-- START OF INFORMATION SUPPLIED --
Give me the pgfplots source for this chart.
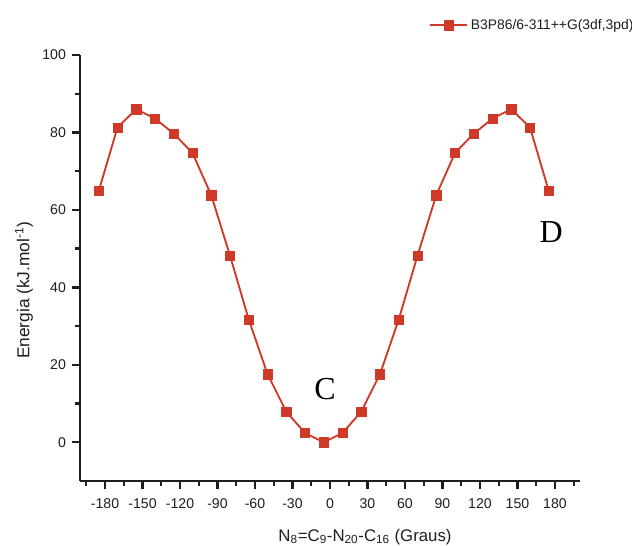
\documentclass[border=0pt]{standalone}
\usepackage{fontspec}
\setmainfont{Liberation Sans}
\newfontfamily\serifc{Liberation Serif}
\usepackage{pgfplots}
\pgfplotsset{compat=1.18}
\definecolor{cred}{RGB}{207,57,40}
\definecolor{axgray}{RGB}{30,30,30}
\begin{document}
\begin{tikzpicture}[x=0.75pt,y=0.75pt]
\path[use as bounding box] (-80,-65) rectangle (552,481);
\begin{axis}[
  scale only axis,
  width=375pt, height=319.5pt,
  xmin=-200, xmax=200, ymin=-10, ymax=100,
  axis x line*=bottom, axis y line*=left,
  axis line style={line width=2pt, draw=axgray, -},
  tick style={line width=1.8pt, draw=axgray},
  major tick length=6pt, minor tick length=3.75pt,
  tick align=outside, tick pos=left,
  xtick={-180,-150,...,180},
  minor xtick={-195,-165,...,195},
  ytick={0,20,...,100},
  minor ytick={10,30,...,90},
  /pgf/number format/assume math mode=true,
  ticklabel style={font=\fontsize{10.6}{12}\selectfont, text=axgray},
  xticklabel style={yshift=-4pt},
  yticklabel style={xshift=-1pt},
  xlabel={N\textsubscript{8}=C\textsubscript{9}-N\textsubscript{20}-C\textsubscript{16} (Graus)},
  xlabel style={at={(axis description cs:0.57,-0.131)}, anchor=center, font=\fontsize{12.6}{14}\selectfont, text=axgray},
  ylabel={Energia (kJ.mol\textsuperscript{-1})},
  ylabel style={at={(axis description cs:-0.112,0.448)}, anchor=center, font=\fontsize{13}{15}\selectfont, text=axgray},
  legend style={at={(axis description cs:0.69,1.07)}, anchor=west, draw=none, fill=none,
    font=\fontsize{10.4}{12}\selectfont, text=axgray},
  legend cell align=left,
  legend image code/.code={\draw[#1, mark repeat=2, mark phase=2] plot coordinates {(0cm,0cm) (0.49cm,0cm) (0.98cm,0cm)};},
  clip=false,
]
\addplot[color=cred, line width=1.4pt, mark=square*, mark size=3.5pt, mark options={fill=cred, draw=cred, line width=0.3pt}]
coordinates {
(-185,64.9) (-170,81.3) (-155,86.0) (-140,83.6) (-125,79.7) (-110,74.7)
(-95,63.8) (-80,48.2) (-65,31.7) (-50,17.6) (-35,7.9) (-20,2.4) (-5,0.0)
(10,2.4) (25,7.9) (40,17.6) (55,31.7) (70,48.2) (85,63.8) (100,74.7)
(115,79.7) (130,83.6) (145,86.0) (160,81.3) (175,64.9)
};
\addlegendentry{B3P86/6-311++G(3df,3pd)}
\node[font=\serifc\fontsize{24}{26}\selectfont] at (axis cs:-4,13.8) {C};
\node[font=\serifc\fontsize{24}{26}\selectfont] at (axis cs:177,54.2) {D};
\end{axis}
\end{tikzpicture}
\end{document}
-- END OF INFORMATION SUPPLIED --
SHORT EXERCISE.
In this exercise, set down all of the data exactly, without the pictures.

RESPONSE TO THIS TASK.
Give me the pgfplots source for this chart.
\documentclass[border=0pt]{standalone}
\usepackage{fontspec}
\setmainfont{Liberation Sans}
\newfontfamily\serifc{Liberation Serif}
\usepackage{pgfplots}
\pgfplotsset{compat=1.18}
\definecolor{cred}{RGB}{207,57,40}
\definecolor{axgray}{RGB}{30,30,30}
\begin{document}
\begin{tikzpicture}[x=0.75pt,y=0.75pt]
\path[use as bounding box] (-80,-65) rectangle (552,481);
\begin{axis}[
  scale only axis,
  width=375pt, height=319.5pt,
  xmin=-200, xmax=200, ymin=-10, ymax=100,
  axis x line*=bottom, axis y line*=left,
  axis line style={line width=2pt, draw=axgray, -},
  tick style={line width=1.8pt, draw=axgray},
  major tick length=6pt, minor tick length=3.75pt,
  tick align=outside, tick pos=left,
  xtick={-180,-150,...,180},
  minor xtick={-195,-165,...,195},
  ytick={0,20,...,100},
  minor ytick={10,30,...,90},
  /pgf/number format/assume math mode=true,
  ticklabel style={font=\fontsize{10.6}{12}\selectfont, text=axgray},
  xticklabel style={yshift=-4pt},
  yticklabel style={xshift=-1pt},
  xlabel={N\textsubscript{8}=C\textsubscript{9}-N\textsubscript{20}-C\textsubscript{16} (Graus)},
  xlabel style={at={(axis description cs:0.57,-0.131)}, anchor=center, font=\fontsize{12.6}{14}\selectfont, text=axgray},
  ylabel={Energia (kJ.mol\textsuperscript{-1})},
  ylabel style={at={(axis description cs:-0.112,0.448)}, anchor=center, font=\fontsize{13}{15}\selectfont, text=axgray},
  legend style={at={(axis description cs:0.69,1.07)}, anchor=west, draw=none, fill=none,
    font=\fontsize{10.4}{12}\selectfont, text=axgray},
  legend cell align=left,
  legend image code/.code={\draw[#1, mark repeat=2, mark phase=2] plot coordinates {(0cm,0cm) (0.49cm,0cm) (0.98cm,0cm)};},
  clip=false,
]
\addplot[color=cred, line width=1.4pt, mark=square*, mark size=3.5pt, mark options={fill=cred, draw=cred, line width=0.3pt}]
coordinates {
(-185,64.9) (-170,81.3) (-155,86.0) (-140,83.6) (-125,79.7) (-110,74.7)
(-95,63.8) (-80,48.2) (-65,31.7) (-50,17.6) (-35,7.9) (-20,2.4) (-5,0.0)
(10,2.4) (25,7.9) (40,17.6) (55,31.7) (70,48.2) (85,63.8) (100,74.7)
(115,79.7) (130,83.6) (145,86.0) (160,81.3) (175,64.9)
};
\addlegendentry{B3P86/6-311++G(3df,3pd)}
\node[font=\serifc\fontsize{24}{26}\selectfont] at (axis cs:-4,13.8) {C};
\node[font=\serifc\fontsize{24}{26}\selectfont] at (axis cs:177,54.2) {D};
\end{axis}
\end{tikzpicture}
\end{document}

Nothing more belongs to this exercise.